Selain kegiatan di atas, panitia juga mengonsep acara ini dengan kemping bersama yang berlokasi di sekitar panggung utama. Field Trip Subayang juga menjadi bagian dri iven tahunan yang sudah masuk dalam kalender wisata nasional tersebut.
“Kami ingin Festival Subayang ini terlaksana semakin tahun semakin baik. Festival ini diharapkan menjadi upaya pelestarian alam dan budaya, dan yang paling penting perekonomian masyarakat berputar dengan adanya festival.ini,” kata Dody Asyid Amin, tokoh muda Kampar Kiri yang sejak awal menggagas dan melaksanakan kegiatan ini bersama Komunitas Bengkel Seni Rantau Kampar Kiri yang dibangunnya.
Festival Subayang semakin besar berkat perhatian dan keterlibatan Dinas Pariwisata Riau. Dinas ini menetapkan Festival Subayang sebagai Destinasi Wisata Terfavorit 2019, Festival Terbaik tahun 2020 dan Destinasi Wisata Air Terfavorit tahun 2022. Selain makin dikenal, festival ini semakin dipercaya mampu merespon iklim kepariwisataan.

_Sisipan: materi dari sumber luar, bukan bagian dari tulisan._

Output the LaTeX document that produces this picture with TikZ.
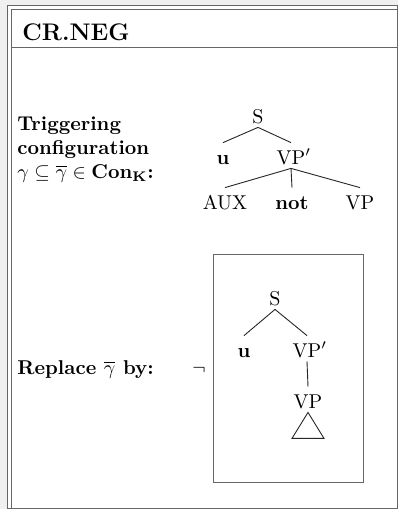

Tajuk Sound if Rimbang Baling sendiri dipilih karena memiliki spirit global festival. Menggambarkan aplikasi Bukit Rimbang dan Bukit Baling yang melatari Subayang, menghadirkan kultur yang selaras dengan alam.

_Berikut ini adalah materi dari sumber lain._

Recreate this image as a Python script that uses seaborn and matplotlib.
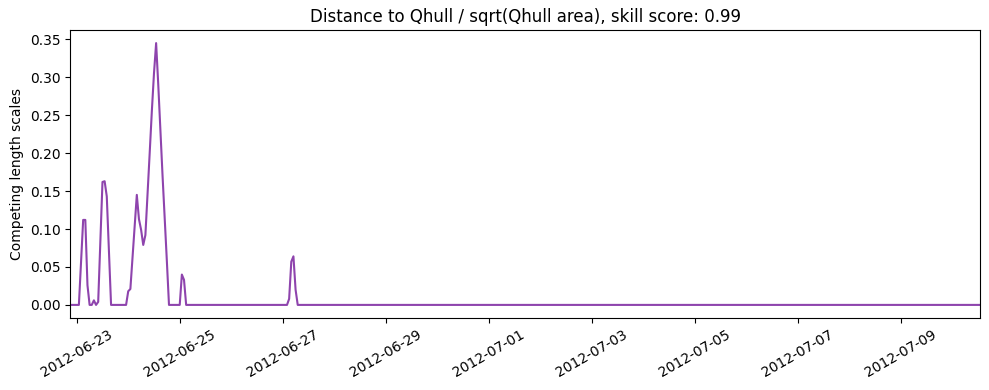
import matplotlib
matplotlib.use("Agg")
import matplotlib.pyplot as plt
import matplotlib.dates as mdates
import numpy as np
import pandas as pd
import seaborn as sns

# Hourly timestamps of the series
start_time = "2012-06-22 21:00"
end_time = "2012-07-10 13:00"

# Values (hour -3 .. 103 relative to 2012-06-23 00:00)
early_values = [
    0.0, 0.0, 0.0, 0.0,            # -3..0
    0.0, 0.056, 0.112, 0.112, 0.026, 0.0, 0.0, 0.006, 0.0, 0.004,   # 1..10
    0.083, 0.162, 0.163, 0.143, 0.07, 0.0,                         # 11..16
    0.0, 0.0, 0.0, 0.0, 0.0, 0.0, 0.0,                             # 17..23
    0.018, 0.021, 0.062, 0.104, 0.145, 0.113, 0.099, 0.079, 0.092, # 24..32
    0.145, 0.200, 0.255, 0.305, 0.345, 0.29, 0.23, 0.17, 0.115,    # 33..41
    0.058, 0.0, 0.0, 0.0, 0.0, 0.0, 0.0, 0.040, 0.033, 0.0,        # 42..51
]
# hours 52..97 flat zero
mid_zero_count = 46
spike_values = [0.0, 0.008, 0.057, 0.064, 0.02, 0.0]   # 98..103
# hours 104..421 flat zero
late_zero_count = 318

values = early_values + [0.0] * mid_zero_count + spike_values + [0.0] * late_zero_count
times = pd.date_range(start_time, end_time, freq="h")
df = pd.DataFrame({"time": times, "value": values[:len(times)]})

title = "Distance to Qhull / sqrt(Qhull area), skill score: 0.99"
ylabel = "Competing length scales"
line_color = "#8e44ad"

W, H = 989, 390
fig, ax = plt.subplots(figsize=(W / 100, H / 100), dpi=100)
sns.lineplot(data=df, x="time", y="value", color=line_color, linewidth=1.5, ax=ax)
ax.set_xlim(df["time"].iloc[0], df["time"].iloc[-1])
ax.xaxis.set_major_locator(mdates.DayLocator(bymonthday=range(1, 32, 2)))
ax.xaxis.set_major_formatter(mdates.DateFormatter("%Y-%m-%d"))
plt.setp(ax.get_xticklabels(), rotation=30)
ax.set_xlabel("")
ax.set_ylabel(ylabel)
ax.set_title(title)
fig.subplots_adjust(left=70.3 / W, right=980 / W, top=1 - 30 / H, bottom=1 - 318 / H)
fig.savefig("out.png", dpi=100)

Kepala Dinas Pariwisata Riau, Roni Rakhmat, mengatakan, Subayang Festival yang digelar rutin adalah sebuah upaya dalam mengutuhkan Subayang, menjaga alam dan memelihara kultur. Festival ini melibatkan seluruh pihak berkompeten mulai dari tokoh adat setempat, pihak pemerintahan sampai Kementerian Pariwisata RI.
“Di Subayang kita menyaksikan kembali ragam kearifan lokal dan bentang alam yang indah. Semua pihak terlibat dan iven ini. Alhamdulillah Festival Subayang telah terlaksana 3 hari 2 malam. Kami ucapkan terima kasih kepada seluruh pengunjung dan panitia yang telah terlibat menyukseskan festival ini,” kata Roni yang akrab disapa Wak Mamat.
Festival yang penuh dengan upaya pelestarian lingkungan diakui Wak Mamat memang menjadi salah satu topik menarik ketika berwisata ke destinasi ini. “Satu di antara solusi adalah memperkuat Subayang sebagai kawasan wisata. Kita berharap, ke depan masyarakat turut terlibat bagaimana mengeksplor potensi yang ada di daerah ini,” ujarnya.
Roni berharap masyarakat setempat tidak hanya hadir sebagai penonton di dalam Festival Subayang ini, tapi juga berperan dan tampil sebagai pelaku usaha wisata yang mampu menyajikan produk kreatif dan menerapkan Sapta Pesona.
Ratusan Tenda Dome Penuhi Camp Ground
Kembali ke alam, mendekat kepada semesta, juga menjadi simbol Festival Subayang.Maka, ratusan tenda dome menjadi rumah bagi peserta yang hadir. Tenda ini memenuhi camp ground di tepi Sungai Subayang, Desa Gema, Kampar Kiri, tempat helat ini digelar.
Selama kegiatan berlangsung, peserta diinapkan di tenda dome ini. Seluruh tenda menghadap ke sungai, berbaris lurus. Semua berwarna oranye. Berbagai kegiatan, dimulai dan diakhiri dari tenda-tenda ini.